_DIRECTIVE_. Retype every line from the start of the data down to and including the line with "(intlS) at (1042,297)". Skip the pictures.

_MATERIAL PROVIDED_.
⁂

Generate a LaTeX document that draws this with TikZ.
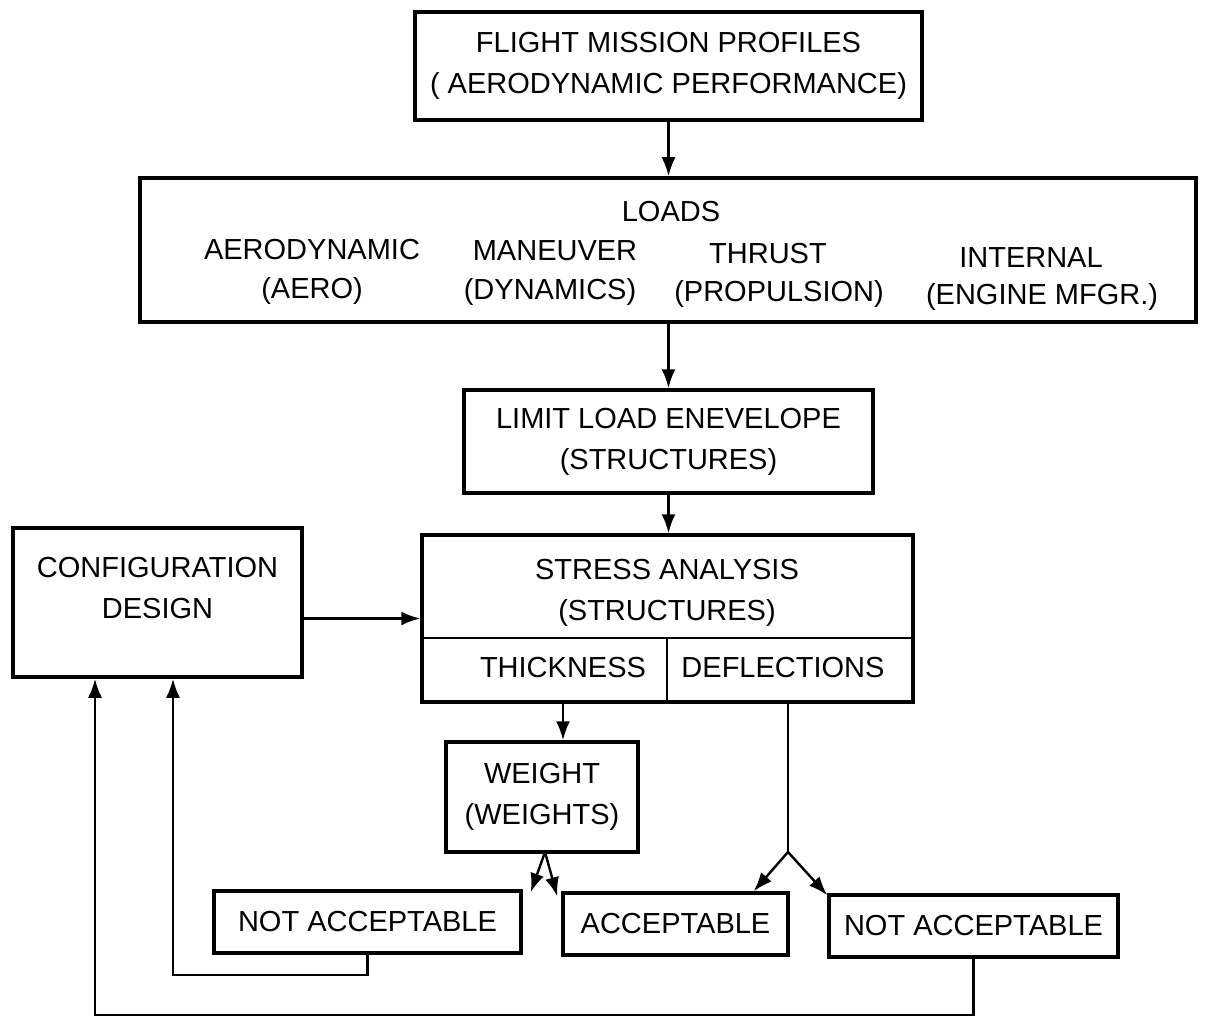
\documentclass[tikz,border=0pt]{standalone}
\usepackage{fontspec}
\setmainfont{Liberation Sans}
\usetikzlibrary{arrows.meta}
\begin{document}
\begin{tikzpicture}[x=1pt,y=-1pt,
  lbl/.style={font=\fontsize{29}{41}\selectfont, align=center, inner sep=0pt},
  blk/.style={draw, line width=3.5pt, inner sep=0pt, lbl},
  conn/.style={line width=2.4pt},
  arr/.style={conn, -{Latex[length=19pt,width=14pt]}}
]
\useasboundingbox (0,0) rectangle (1210,1019);

% mission profiles
\node[blk, minimum width=507pt, minimum height=108pt] (prof) at (668.5,66)
  {FLIGHT MISSION PROFILES\\( AERODYNAMIC PERFORMANCE)};

% loads
\node[blk, minimum width=1056pt, minimum height=144pt] (loads) at (668,250) {};
\node[lbl] (loadsT) at (671,212) {LOADS};
\node[lbl] (aero)  at (312,250) {AERODYNAMIC};
\node[lbl] (aeroS) at (312,291) {(AERO)};
\node[lbl] (man)   at (555,251) {MANEUVER};
\node[lbl] (manS)  at (550,292) {(DYNAMICS)};
\node[lbl] (thr)   at (768,254) {THRUST};
\node[lbl] (thrS)  at (779,294) {(PROPULSION)};
\node[lbl] (intl)  at (1031,258) {INTERNAL};
\node[lbl] (intlS) at (1042,297) {(ENGINE MFGR.)};

% limit load envelope
\node[blk, minimum width=409pt, minimum height=103pt] (lim) at (668.5,441.5)
  {LIMIT LOAD ENEVELOPE\\(STRUCTURES)};

% stress analysis
\node[blk, minimum width=491pt, minimum height=167pt] (stress) at (667.5,618.5) {};
\node[lbl, text depth=0pt] (stressT) at (667,590) {STRESS ANALYSIS\\(STRUCTURES)};
\draw[line width=2.6pt] (stress.west |- 0,638) -- (stress.east |- 0,638);
\draw[line width=1.4pt] (667,638) -- (667,702);
\node[lbl] (thick) at (563,668) {THICKNESS};
\node[lbl] (defl)  at (783,668) {DEFLECTIONS};

% configuration design
\node[blk, minimum width=289pt, minimum height=149pt] (cfg) at (157.5,602.5) {};
\node[lbl] (cfgT) at (157.5,588) {CONFIGURATION\\DESIGN};

% weight
\node[blk, minimum width=192pt, minimum height=110pt] (wt) at (542,797)
  {WEIGHT\\(WEIGHTS)};

% outcomes
\node[blk, minimum width=307pt, minimum height=62pt] (na1) at (367.5,922) {NOT ACCEPTABLE};
\node[blk, minimum width=225pt, minimum height=62pt] (acc) at (675.5,924) {ACCEPTABLE};
\node[blk, minimum width=289pt, minimum height=62pt] (na2) at (973.5,926) {NOT ACCEPTABLE};

% main flow
\draw[arr] (prof.south) -- (prof.south |- loads.north);
\draw[arr] (lim.north |- loads.south) -- (lim.north);
\draw[arr] (lim.south) -- (lim.south |- stress.north);
\draw[arr] (cfg.east |- stress.west) -- (stress.west);
\draw[arr] (thick.south |- stress.south) -- (thick.south |- wt.north);

% weight decision
\coordinate (wsplit) at (545,852);
\draw[arr] (wsplit) -- ([xshift=8pt,yshift=-3pt]na1.north east);
\draw[arr] (wsplit) -- ([xshift=-4pt,yshift=-5pt]acc.north west);

% deflection decision
\coordinate (dsplit) at (788,852);
\draw[conn] (dsplit |- stress.south) -- (dsplit);
\draw[arr] (dsplit) -- ([xshift=-36pt]acc.north east);
\draw[arr] (dsplit) -- ([yshift=-2pt]na2.north west);

% feedback to configuration design
\draw[arr] (na1.south) -- ++(0,20) -| ([xshift=15.5pt]cfg.south);
\draw[arr] (na2.south) -- (na2.south |- 0,1015) -| ([xshift=-62.5pt]cfg.south);
\end{tikzpicture}
\end{document}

⁂

_SOLUTION FOR THIS EXERCISE_.
Generate a LaTeX document that draws this with TikZ.
\documentclass[tikz,border=0pt]{standalone}
\usepackage{fontspec}
\setmainfont{Liberation Sans}
\usetikzlibrary{arrows.meta}
\begin{document}
\begin{tikzpicture}[x=1pt,y=-1pt,
  lbl/.style={font=\fontsize{29}{41}\selectfont, align=center, inner sep=0pt},
  blk/.style={draw, line width=3.5pt, inner sep=0pt, lbl},
  conn/.style={line width=2.4pt},
  arr/.style={conn, -{Latex[length=19pt,width=14pt]}}
]
\useasboundingbox (0,0) rectangle (1210,1019);

% mission profiles
\node[blk, minimum width=507pt, minimum height=108pt] (prof) at (668.5,66)
  {FLIGHT MISSION PROFILES\\( AERODYNAMIC PERFORMANCE)};

% loads
\node[blk, minimum width=1056pt, minimum height=144pt] (loads) at (668,250) {};
\node[lbl] (loadsT) at (671,212) {LOADS};
\node[lbl] (aero)  at (312,250) {AERODYNAMIC};
\node[lbl] (aeroS) at (312,291) {(AERO)};
\node[lbl] (man)   at (555,251) {MANEUVER};
\node[lbl] (manS)  at (550,292) {(DYNAMICS)};
\node[lbl] (thr)   at (768,254) {THRUST};
\node[lbl] (thrS)  at (779,294) {(PROPULSION)};
\node[lbl] (intl)  at (1031,258) {INTERNAL};
\node[lbl] (intlS) at (1042,297) {(ENGINE MFGR.)};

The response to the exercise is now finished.